Recensione: Arriva (finalmente!) nelle sale italiane – dopo il successo e le polemiche suscitate da Shame – il primo intenso lungometraggio di Steve McQueen, l’ormai noto video artista londinese, realizzato qualche anno fa (nel 2008) ed ambientato nel carcere di Long Kesh (Maze per gli inglesi) al tempo dello sciopero della fame di Bobby Sands (che ebbe inizio il 1° marzo 1981). Il film, con la crudezza e l’efficacia di un pugno nello stomaco, mette in scena la condizione dei detenuti politici irlandesi che, per vedersi riconosciuto lo status – appunto – di detenuto politico, quando questo venne abolito nel ’76, dapprima diedero inizio alla cosiddetta protesta delle coperte (si rifiutarono cioè di indossare le uniformi da detenuto coprendosi soltanto con una coperta); poi, due anni dopo, a quella dello sporco (si rifiutarono di uscire dalla cella per andare alle latrine, spalmando sulle pareti delle prigioni i loro escrementi e vuotando i secchi con le loro urine, da sotto la porta delle celle, nei corridoi del carcere).

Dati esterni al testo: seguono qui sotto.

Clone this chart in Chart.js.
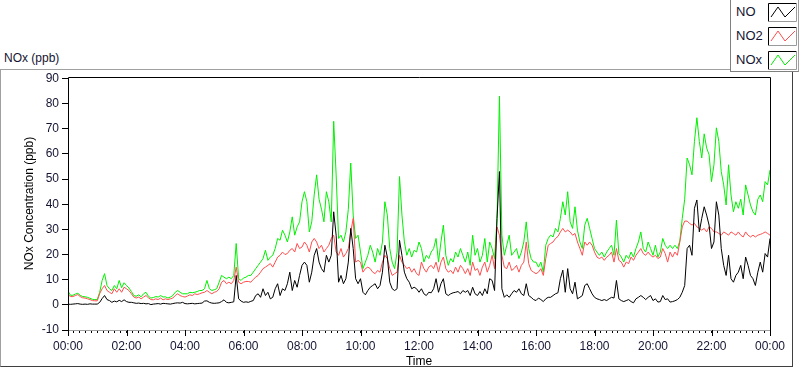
<!DOCTYPE html>
<html>
<head>
<meta charset="utf-8">
<script src="https://cdn.jsdelivr.net/npm/chart.js@4"></script>
<style>
  body { margin: 0; background: #fff; }
  #wrap { position: relative; width: 800px; height: 369px; font-family: "Liberation Sans", Arial, sans-serif; color: #141432; }
  #frame { position: absolute; left: 0; top: 69px; width: 791px; height: 296px; border-top: 1px solid #a0a0a0; border-left: 1px solid #a0a0a0; border-right: 1px solid #404040; border-bottom: 1px solid #404040; }
  #graphName { position: absolute; left: 4px; top: 51px; font-size: 12px; }
  #chart { position: absolute; left: 0; top: 0; }
  #legend { position: absolute; left: 730px; top: 0; width: 67px; height: 71px; background: #fff; border-left: 1px solid #808080; border-bottom: 1px solid #808080; border-right: 1px solid #a0a0a0; }
  .item { position: absolute; left: 5px; font-size: 13px; }
  .item svg { position: absolute; left: 32px; top: 0; }
</style>
</head>
<body>
<div id="wrap">
  <div id="frame"></div>
  <div id="graphName">NOx (ppb)</div>
  <canvas id="chart" width="800" height="369"></canvas>
  <div id="legend"></div>
</div>
<script>
// one reading every 5 minutes, 00:00 to 24:00
var stepMinutes = 5;

var no = [
  0.3, 0.2, 0.3, 0.4, 0.5, 0.3, 0.2, 0.3, 0.2, 0.4, 0.3, 0.3,
  0.3, 1.0, 2.5, 3.7, 2.1, 1.7, 1.0, 1.5, 1.2, 1.8, 1.3, 2.0,
  1.3, 1.0, 1.0, 0.8, 0.6, 0.7, 0.5, 0.6, 0.4, 0.5, 0.1, 0.3,
  0.4, 0.5, 0.3, 0.6, 0.5, 0.4, 0.3, 0.5, 0.7, 0.8, 0.7, 1.0,
  0.5, 0.4, 0.5, 0.6, 0.4, 0.5, 0.6, 0.7, 1.5, 1.6, 1.0, 0.7,
  0.6, 0.7, 0.8, 1.3, 2.0, 1.0, 0.8, 1.0, 1.2, 11.7, 2.4, 1.5,
  1.0, 1.2, 1.0, 1.4, 1.7, 3.7, 4.4, 3.0, 6.4, 3.7, 5.0, 2.4,
  3.0, 6.4, 8.4, 3.7, 6.4, 5.7, 8.4, 13.0, 5.7, 9.7, 7.0, 11.7,
  15.7, 17.0, 15.7, 9.0, 13.0, 19.7, 22.4, 17.0, 14.4, 13.0, 19.7, 17.0,
  19.7, 37.0, 27.7, 9.0, 11.7, 8.4, 10.4, 17.0, 30.4, 22.4, 10.4, 8.4,
  10.4, 5.0, 4.0, 5.7, 7.0, 7.7, 8.4, 6.4, 7.7, 13.0, 23.7, 19.0,
  9.0, 6.4, 5.7, 6.4, 25.7, 19.7, 13.0, 10.4, 9.0, 6.4, 7.0, 6.4,
  5.0, 6.4, 4.4, 3.7, 5.0, 4.8, 6.4, 10.4, 5.0, 8.4, 10.4, 4.4,
  3.7, 4.4, 4.8, 5.0, 5.3, 4.4, 5.7, 5.0, 5.7, 3.7, 7.0, 4.4,
  3.7, 5.3, 3.7, 6.4, 4.4, 10.4, 9.7, 5.7, 34.4, 53.0, 6.4, 3.0,
  4.0, 3.0, 4.4, 5.7, 5.0, 6.4, 4.4, 3.7, 8.4, 3.7, 3.0, 2.1,
  1.7, 2.7, 2.1, 1.3, 2.4, 3.0, 3.0, 3.7, 4.4, 4.8, 10.4, 13.8,
  5.0, 14.4, 6.4, 4.4, 9.0, 2.4, 3.0, 3.7, 7.7, 8.4, 6.4, 4.4,
  3.0, 2.4, 2.1, 1.7, 2.1, 1.7, 2.4, 3.0, 2.7, 9.7, 2.4, 1.7,
  1.3, 1.7, 2.1, 1.3, 0.8, 2.4, 3.0, 3.7, 3.0, 2.1, 3.0, 3.7,
  1.7, 2.4, 1.1, 1.3, 3.7, 2.1, 2.4, 1.1, 1.3, 1.6, 2.1, 3.0,
  5.0, 7.7, 22.4, 23.7, 19.7, 38.4, 41.7, 29.0, 34.4, 39.0, 35.7, 31.7,
  22.4, 25.0, 41.0, 35.7, 22.4, 15.7, 11.7, 19.7, 10.4, 9.0, 11.7, 13.0,
  15.7, 10.4, 19.0, 15.7, 11.7, 10.4, 7.7, 13.0, 17.0, 13.0, 20.4, 19.0, 26.4
];

var no2 = [
  4.1, 3.3, 3.3, 3.7, 4.1, 3.3, 2.8, 2.7, 2.4, 2.1, 1.7, 1.6,
  1.6, 4.5, 6.4, 7.7, 5.7, 5.0, 4.4, 6.4, 5.0, 6.4, 5.0, 7.0,
  6.4, 5.7, 4.4, 3.1, 2.7, 3.1, 2.4, 3.1, 3.7, 2.8, 2.1, 2.0,
  2.4, 2.1, 2.7, 2.0, 2.4, 2.1, 2.4, 2.7, 3.7, 4.4, 3.7, 3.3,
  3.1, 3.5, 4.0, 3.7, 4.4, 4.1, 4.4, 4.8, 5.0, 5.7, 5.0, 4.4,
  5.0, 5.3, 6.4, 9.0, 9.7, 8.4, 9.0, 8.4, 9.7, 15.0, 9.0, 8.4,
  9.0, 9.3, 9.3, 9.0, 10.1, 11.0, 11.7, 13.0, 14.4, 15.0, 15.7, 16.4,
  15.0, 17.0, 19.0, 19.7, 21.0, 20.0, 20.4, 21.7, 22.4, 21.0, 24.4, 22.4,
  23.0, 25.0, 23.7, 21.0, 25.0, 26.4, 25.0, 22.4, 23.7, 21.0, 22.4, 23.7,
  26.4, 27.7, 21.0, 19.7, 22.4, 19.0, 20.4, 22.4, 29.0, 34.4, 17.0, 17.7,
  17.0, 13.0, 14.4, 15.0, 14.4, 13.0, 12.4, 13.7, 13.0, 17.0, 19.7, 18.4,
  14.4, 11.7, 12.4, 13.0, 19.7, 17.0, 15.7, 14.4, 15.0, 13.0, 14.4, 12.4,
  11.7, 17.0, 14.4, 13.0, 15.0, 15.7, 14.4, 17.0, 13.0, 17.0, 19.0, 14.4,
  13.0, 13.7, 12.4, 15.0, 13.0, 15.7, 14.4, 12.4, 14.4, 11.7, 17.0, 13.7,
  14.4, 11.7, 15.0, 17.0, 13.0, 15.7, 19.7, 14.4, 31.0, 27.7, 19.7, 15.0,
  14.4, 17.0, 13.7, 14.4, 15.7, 13.0, 15.7, 17.0, 25.0, 16.4, 13.7, 13.0,
  12.4, 13.0, 14.4, 11.7, 18.4, 23.7, 24.4, 25.0, 26.4, 27.2, 29.0, 30.4,
  29.0, 29.7, 29.0, 27.7, 28.4, 25.0, 22.4, 19.7, 25.0, 23.7, 25.0, 23.7,
  21.0, 19.0, 18.4, 19.0, 17.7, 19.0, 19.7, 21.0, 17.0, 22.4, 17.7, 17.0,
  15.0, 17.0, 16.4, 19.0, 17.7, 19.7, 21.0, 22.4, 20.4, 19.7, 21.0, 19.7,
  19.0, 19.7, 18.4, 19.0, 22.4, 20.4, 17.0, 21.0, 19.0, 21.0, 19.7, 25.0,
  31.0, 33.3, 33.3, 32.4, 31.7, 32.4, 31.0, 30.4, 29.7, 30.4, 29.0, 31.0,
  30.4, 29.0, 29.0, 28.4, 27.7, 29.0, 28.4, 27.7, 29.0, 28.4, 27.7, 29.0,
  27.7, 27.0, 29.0, 27.7, 27.0, 27.7, 27.0, 27.7, 28.0, 28.4, 29.0, 28.4, 27.7
];

var nox = [
  5.5, 3.8, 3.8, 4.3, 4.6, 3.8, 3.3, 3.2, 3.0, 2.6, 2.2, 2.1,
  2.1, 5.0, 9.7, 12.4, 7.7, 6.4, 5.7, 7.7, 6.4, 9.7, 6.8, 8.8,
  7.7, 6.7, 5.3, 3.7, 3.4, 4.0, 3.2, 4.4, 5.0, 3.4, 2.7, 2.9,
  3.3, 3.1, 3.7, 3.1, 3.2, 2.7, 3.1, 3.7, 5.0, 5.7, 5.0, 4.4,
  4.4, 4.4, 5.0, 4.8, 5.0, 5.3, 5.7, 5.7, 6.4, 9.7, 6.4, 5.7,
  6.0, 6.4, 9.0, 11.7, 11.0, 10.4, 11.0, 10.4, 11.7, 24.4, 10.4, 9.7,
  10.7, 11.0, 11.7, 11.7, 13.0, 14.4, 15.7, 17.0, 18.4, 21.7, 17.7, 19.0,
  19.7, 22.4, 26.4, 25.7, 29.7, 27.7, 25.0, 29.0, 35.0, 27.7, 31.0, 33.0,
  41.0, 45.0, 41.0, 29.0, 33.0, 43.7, 51.7, 42.0, 38.0, 33.0, 45.0, 41.0,
  33.0, 73.0, 51.7, 26.4, 27.7, 25.0, 29.0, 38.0, 56.4, 35.7, 26.4, 27.7,
  21.0, 14.4, 17.0, 19.7, 23.7, 21.0, 17.0, 22.4, 19.7, 25.0, 41.0, 35.7,
  22.4, 17.0, 14.4, 21.0, 51.0, 35.7, 25.0, 19.7, 22.4, 19.0, 21.7, 21.0,
  25.0, 22.4, 17.0, 19.7, 18.4, 21.0, 22.4, 26.4, 17.0, 25.0, 31.7, 19.7,
  15.7, 18.4, 17.0, 21.0, 19.0, 22.4, 19.7, 17.0, 21.0, 15.7, 27.7, 19.7,
  22.4, 17.0, 19.7, 26.4, 17.0, 25.0, 22.4, 18.4, 34.4, 83.0, 27.7, 19.7,
  23.7, 27.7, 19.7, 21.0, 22.4, 18.4, 21.0, 25.0, 33.0, 22.4, 18.4, 17.0,
  17.0, 15.0, 17.0, 13.0, 23.7, 26.4, 27.7, 27.0, 30.4, 29.0, 34.4, 41.0,
  35.7, 45.0, 33.0, 30.4, 39.0, 29.7, 25.0, 22.4, 31.7, 34.4, 30.4, 26.4,
  22.4, 21.0, 19.7, 21.0, 19.0, 21.0, 22.4, 23.7, 19.7, 33.7, 20.4, 19.0,
  17.0, 19.7, 18.4, 21.0, 19.0, 22.4, 25.0, 29.0, 22.4, 21.0, 25.0, 22.4,
  19.7, 23.7, 19.0, 21.0, 26.4, 23.7, 22.4, 23.7, 22.4, 23.7, 22.4, 25.4,
  34.4, 42.0, 58.4, 55.7, 51.7, 65.0, 74.4, 65.0, 58.4, 68.0, 62.4, 59.7,
  49.0, 55.7, 70.4, 65.0, 53.0, 47.7, 39.7, 55.7, 43.7, 37.0, 41.0, 38.4,
  42.0, 35.7, 47.7, 43.7, 39.7, 37.0, 35.7, 42.0, 43.7, 41.0, 49.0, 47.7, 53.6
];

var xTickLabels = ["00:00", "02:00", "04:00", "06:00", "08:00", "10:00", "12:00",
  "14:00", "16:00", "18:00", "20:00", "22:00", "00:00"];
var yTicks = [-10, 0, 10, 20, 30, 40, 50, 60, 70, 80, 90];

var seriesNames = ["NO", "NO2", "NOx"];
var seriesColors = ["#000000", "#ff4d4d", "#00f000"];

function toPoints(values) {
  return values.map(function (v, i) {
    return { x: i * stepMinutes, y: v };
  });
}

// legend like the LabVIEW plot legend
var legendEl = document.getElementById("legend");
seriesNames.forEach(function (name, i) {
  var item = document.createElement("div");
  item.className = "item";
  item.style.top = 3 + i * 24 + "px";
  item.style.width = "62px";
  item.style.height = "19px";
  item.innerHTML =
    '<span style="position:absolute;top:1px;left:0">' + name + "</span>" +
    '<svg width="29" height="19">' +
    '<rect x="0" y="0" width="29" height="19" fill="#fff"/>' +
    '<path d="M0.5 18.5 V0.5 H28.5" fill="none" stroke="#000"/>' +
    '<path d="M0.5 18.5 H28.5 V0.5" fill="none" stroke="#9a9a9a"/>' +
    '<polyline points="3,14 10,4 17,14 27,4" fill="none" stroke="' + seriesColors[i] + '" stroke-width="1"/></svg>';
  legendEl.appendChild(item);
});

var plotFrame = {
  id: "plotFrame",
  afterDraw: function (chart) {
    var ctx = chart.ctx;
    var a = chart.chartArea;
    var xs = chart.scales.x;
    ctx.save();
    ctx.strokeStyle = "#000";
    ctx.lineWidth = 1;
    ctx.beginPath();
    ctx.moveTo(a.left + 0.5, a.bottom);
    ctx.lineTo(a.left + 0.5, a.top + 0.5);
    ctx.lineTo(a.right + 0.5, a.top + 0.5);
    ctx.lineTo(a.right + 0.5, a.bottom);
    // longer ticks every two hours
    xTickLabels.forEach(function (lbl, k) {
      var px = Math.round(xs.getPixelForValue(k * 120)) + 0.5;
      ctx.moveTo(px, a.bottom);
      ctx.lineTo(px, a.bottom + 6);
    });
    ctx.stroke();
    ctx.restore();
  },
};

var ctx = document.getElementById("chart").getContext("2d");

new Chart(ctx, {
  type: "line",
  data: {
    datasets: seriesNames.map(function (name, i) {
      return {
        label: name,
        data: toPoints([no, no2, nox][i]),
        borderColor: seriesColors[i],
        backgroundColor: seriesColors[i],
        borderWidth: 1,
        pointRadius: 0,
        tension: 0,
      };
    }),
  },
  options: {
    responsive: false,
    animation: false,
    events: [],
    layout: { padding: { top: 77, right: 30, bottom: 0, left: 0 } },
    plugins: { legend: { display: false }, tooltip: { enabled: false } },
    scales: {
      x: {
        type: "linear",
        min: 0,
        max: 1440,
        afterFit: function (scale) {
          scale.height = 39;
        },
        afterBuildTicks: function (scale) {
          var t = [];
          for (var m = 0; m <= 1440; m += 12) t.push({ value: m });
          scale.ticks = t;
        },
        border: { display: true, color: "#a0a0a0" },
        grid: { drawOnChartArea: false, tickLength: 3, color: "#000" },
        ticks: {
          autoSkip: false,
          maxRotation: 0,
          padding: 6,
          color: "#141432",
          font: { family: "Liberation Sans", size: 12 },
          callback: function (v) {
            return v % 120 === 0 ? xTickLabels[v / 120] : "";
          },
        },
        title: {
          display: true,
          text: "Time",
          color: "#000",
          font: { family: "Liberation Sans", size: 12 },
          padding: { top: 0, bottom: 0 },
        },
      },
      y: {
        min: -10,
        max: 90.6,
        afterFit: function (scale) {
          scale.width = 68;
        },
        afterBuildTicks: function (scale) {
          scale.ticks = yTicks.map(function (v) {
            return { value: v };
          });
        },
        border: { display: false },
        grid: { drawOnChartArea: false, tickLength: 6, color: "#000" },
        ticks: {
          padding: 3,
          color: "#141432",
          font: { family: "Liberation Sans", size: 12 },
        },
        title: {
          display: true,
          text: "NOx Concentration (ppb)",
          color: "#000",
          font: { family: "Liberation Sans", size: 12 },
          padding: { top: 22, bottom: 0 },
        },
      },
    },
  },
  plugins: [plotFrame],
});
</script>
</body>
</html>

Hunger, dal punto di vista cronologico, si inserisce in una fase già avanzata della protesta. Quella in cui Bobby Sands, divenuto frattanto Officer Commanding dei detenuti, decide di dare avvio ad uno sciopero della fame ad oltranza (quello precedente, guidato da Brendan Hughes, si era concluso quando uno dei detenuti stava per morire ed i compagni, per evitare che ciò accadesse, decisero di interrompere lo sciopero dando credito a fumose promesse degli inglesi).

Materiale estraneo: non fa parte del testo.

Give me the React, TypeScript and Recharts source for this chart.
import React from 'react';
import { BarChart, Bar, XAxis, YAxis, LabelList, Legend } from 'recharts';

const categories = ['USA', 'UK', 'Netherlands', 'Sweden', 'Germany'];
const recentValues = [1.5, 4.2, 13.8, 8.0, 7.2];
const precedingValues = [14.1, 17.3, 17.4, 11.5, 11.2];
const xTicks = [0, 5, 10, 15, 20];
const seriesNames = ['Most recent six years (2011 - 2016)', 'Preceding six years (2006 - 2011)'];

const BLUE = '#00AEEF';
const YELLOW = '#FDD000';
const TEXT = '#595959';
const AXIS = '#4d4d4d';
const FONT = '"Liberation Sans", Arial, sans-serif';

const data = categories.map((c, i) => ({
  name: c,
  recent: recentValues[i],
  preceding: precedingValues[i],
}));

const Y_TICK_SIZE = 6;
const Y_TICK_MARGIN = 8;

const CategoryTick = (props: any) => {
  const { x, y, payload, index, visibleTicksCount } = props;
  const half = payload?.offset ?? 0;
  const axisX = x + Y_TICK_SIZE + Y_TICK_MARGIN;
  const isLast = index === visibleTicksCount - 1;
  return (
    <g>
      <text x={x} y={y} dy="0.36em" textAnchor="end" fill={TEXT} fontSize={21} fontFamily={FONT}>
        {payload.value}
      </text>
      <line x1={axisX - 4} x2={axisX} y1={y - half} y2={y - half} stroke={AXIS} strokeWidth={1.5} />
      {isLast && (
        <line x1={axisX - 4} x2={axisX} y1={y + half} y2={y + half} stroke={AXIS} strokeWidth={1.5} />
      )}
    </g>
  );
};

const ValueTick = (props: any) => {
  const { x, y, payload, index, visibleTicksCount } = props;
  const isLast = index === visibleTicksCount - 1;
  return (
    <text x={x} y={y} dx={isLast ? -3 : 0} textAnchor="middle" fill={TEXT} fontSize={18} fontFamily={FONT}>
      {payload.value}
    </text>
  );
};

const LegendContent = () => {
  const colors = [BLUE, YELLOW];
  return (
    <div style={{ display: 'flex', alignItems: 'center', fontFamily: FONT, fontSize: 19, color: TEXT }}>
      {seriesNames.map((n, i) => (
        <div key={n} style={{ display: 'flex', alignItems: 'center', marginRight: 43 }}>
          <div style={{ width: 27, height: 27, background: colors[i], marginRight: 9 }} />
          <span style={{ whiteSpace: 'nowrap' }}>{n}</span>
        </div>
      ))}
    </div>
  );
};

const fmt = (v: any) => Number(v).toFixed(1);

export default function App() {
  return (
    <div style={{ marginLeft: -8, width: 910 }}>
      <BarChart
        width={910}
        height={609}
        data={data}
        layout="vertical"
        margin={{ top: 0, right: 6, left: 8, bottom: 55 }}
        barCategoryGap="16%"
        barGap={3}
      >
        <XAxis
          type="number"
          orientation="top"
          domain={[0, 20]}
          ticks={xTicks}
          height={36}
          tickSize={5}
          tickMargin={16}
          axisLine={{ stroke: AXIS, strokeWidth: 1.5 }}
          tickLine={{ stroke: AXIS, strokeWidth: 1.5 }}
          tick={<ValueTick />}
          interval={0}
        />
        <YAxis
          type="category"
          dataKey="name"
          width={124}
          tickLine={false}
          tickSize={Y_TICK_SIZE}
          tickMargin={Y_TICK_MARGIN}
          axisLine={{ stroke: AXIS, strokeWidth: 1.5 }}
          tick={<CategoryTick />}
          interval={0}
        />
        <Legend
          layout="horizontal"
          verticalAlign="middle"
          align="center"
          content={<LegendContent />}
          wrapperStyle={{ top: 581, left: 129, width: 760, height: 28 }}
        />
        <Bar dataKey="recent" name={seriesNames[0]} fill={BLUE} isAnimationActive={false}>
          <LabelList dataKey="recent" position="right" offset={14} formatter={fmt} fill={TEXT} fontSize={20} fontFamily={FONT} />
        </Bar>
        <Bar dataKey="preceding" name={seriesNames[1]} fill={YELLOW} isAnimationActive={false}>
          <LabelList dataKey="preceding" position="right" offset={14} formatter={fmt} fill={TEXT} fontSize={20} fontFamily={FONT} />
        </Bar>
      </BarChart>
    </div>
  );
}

Ma veniamo più da vicino al film. Hunger, si è detto, è molto crudo. La macchina da presa di McQueen non lesina dettagli nell’inquadrare i mucchi di escrementi all’interno di celle claustrofobiche ed i vermi che vi si agitano, nel trasportarci nel vivo del dramma dei detenuti e nel farci così rivivere le condizioni disumane dei prigionieri in rivolta, gli abusi, i soprusi, i pestaggi cui sono sottoposti (mentre fanno da contraltare alle immagini registrazioni originali delle parole di Margaret Thatcher che, con disdegno e sarcasmo, fa professione di inflessibilità e mostra il più assoluto disinteresse per le ragioni dei rivoltosi).

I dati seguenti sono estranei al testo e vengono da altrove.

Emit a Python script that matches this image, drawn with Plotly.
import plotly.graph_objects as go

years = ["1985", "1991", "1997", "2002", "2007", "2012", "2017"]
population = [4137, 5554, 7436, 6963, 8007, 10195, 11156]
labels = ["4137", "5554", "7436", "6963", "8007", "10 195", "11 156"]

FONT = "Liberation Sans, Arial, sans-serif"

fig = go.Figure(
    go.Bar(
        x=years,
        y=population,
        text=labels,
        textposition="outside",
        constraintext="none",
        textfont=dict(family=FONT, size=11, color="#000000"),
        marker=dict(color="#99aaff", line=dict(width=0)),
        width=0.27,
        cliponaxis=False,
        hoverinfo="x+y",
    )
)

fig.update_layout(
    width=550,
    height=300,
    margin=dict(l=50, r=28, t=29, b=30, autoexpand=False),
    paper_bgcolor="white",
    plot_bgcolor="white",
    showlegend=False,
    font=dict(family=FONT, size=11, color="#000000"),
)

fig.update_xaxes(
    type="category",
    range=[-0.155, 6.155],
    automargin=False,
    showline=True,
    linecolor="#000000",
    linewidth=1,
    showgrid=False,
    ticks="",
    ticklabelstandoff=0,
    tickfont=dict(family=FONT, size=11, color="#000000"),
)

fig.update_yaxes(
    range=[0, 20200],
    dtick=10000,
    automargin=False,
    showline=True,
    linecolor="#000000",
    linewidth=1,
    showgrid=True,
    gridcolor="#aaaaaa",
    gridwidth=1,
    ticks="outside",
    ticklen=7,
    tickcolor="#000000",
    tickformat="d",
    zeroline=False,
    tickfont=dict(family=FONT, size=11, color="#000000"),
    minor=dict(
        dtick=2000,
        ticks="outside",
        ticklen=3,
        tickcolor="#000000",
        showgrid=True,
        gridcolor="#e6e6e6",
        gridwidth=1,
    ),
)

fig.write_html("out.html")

Il racconto filmico, si può dire, si svolge su due piani paralleli: da un lato l’inferno della vita all’interno del carcere, dall’altro l’apparente serenità della vita famigliare di un funzionario del carcere (il dentro ed il fuori dal dramma). Serenità solo apparente, però. Il secondo piano, infatti, non può non condizionare il primo. Così, il funzionario del carcere si ritrova, nella sequenza iniziale, ad immergere le mani in un lavandino colmo d’acqua per dare sollievo ai segni sulle nocche lasciati dai colpi sferrati ai detenuti il giorno prima e si china per verificare che non ci sia dell’esplosivo sotto la sua auto, prima di avviare il motore.
Spartiacque all’interno della narrazione è poi un lungo dialogo tra Sands ed un prete cattolico (Padre Dominic Moran), che assume un po’ le vesti di coscienza critica dello stesso Sands. Qui vengono esposte le ragioni politiche del gesto estremo cui Bobby Sands si prepara, le motivazioni dell’ineluttabilità dello sciopero della fame ad oltranza; ragioni che si mescolano ad esperienze e suggestioni personali, a sensazioni e stratificazioni culturali, a due differenti modi di essere che rappresentano anche le due diverse anime del movimento che da sempre si contrappongono tra loro: la prima interventista e radicale, l’altra più propensa al dialogo ed a lasciar spazio alla politica.
Nella seconda parte del film, la macchina da presa documenta il lento ed inesorabile disfacimento del corpo di Sands, interpretato da un bravissimo e (per l’occasione) magrissimo Fassbender. Le piaghe da decubito, gli aghi inseriti nelle vene oramai scoperte per prelevare il poco sangue rimasto necessario ai dovuti accertamenti clinici, i pasti lasciati inutilmente sul comodino di fianco al letto e le precauzioni (sempre crescenti) per proteggere un corpo sempre più debole, sempre più incapace di reagire. Un lento, ostinato addio alla vita, un consapevole, estremo gesto di dignità.